There wasn't much to look at, frankly. This one seemed to have a staggering amount of baby/infant clothing. Well, you gotta figure this stuff is expensive and a child of that age is growing fairly rapidly, so the trade in such is quite high.
I did notice an old Livebox, with a decoder of some sort beside. As an afterthought, I asked how much he wanted. He wanted fifty. I said thank you and started to walk away. He asked how much I had, I told him it was the end of my pay period so I only have a tenner on me (which was true). He laughed and said twenty five then. Mom said fifteen, chipping in a fiver. Sold.

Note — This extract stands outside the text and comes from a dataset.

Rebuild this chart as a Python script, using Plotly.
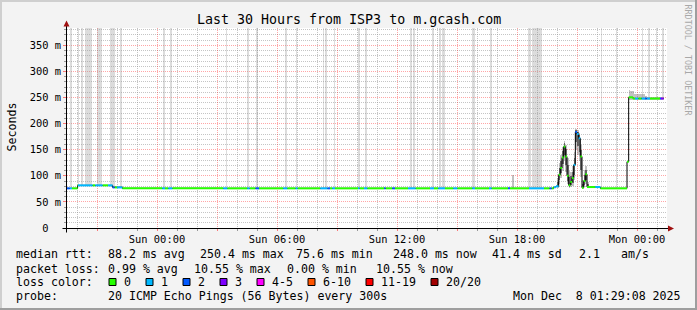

I walked back with two white boxes and all manner of cables. I have pretty much everything except the remote controller for the decoder, which I can't find a replacement of (online) for love or money, though I'll keep looking.
The main reason I wanted a spare Livebox is because our landline phone is VoIP and Orange uses an odd protocol, thus the majority of third party ADSL routers do not offer a phone socket. Which is a crying shame for the Livebox, generally, is "average" performance. My phone and mom's netbook both are locked to talking to the Livebox at 54mbps - so back in her bedroom the reception simply stops for these devices. My ordi fairs a little better as the WiFi card negotiates speeds down to 1mbps, but even so reception in my bedroom is usually only acceptable. It doesn't hurt as my ADSL feed is only 2mbps, but if I was pulling on a 20mbps wire, the link to my bed is usually less than that. Physically, I'm only about four and a half metres from the Livebox. The problem is, one metre of that distance is a solid stone wall. ☺
Anyway, got home and plugged in. A was expecting nothing, but it flashed some red LEDs. Thinking something might have been wrong, I looked online, to discover that the LEDs are red - only red.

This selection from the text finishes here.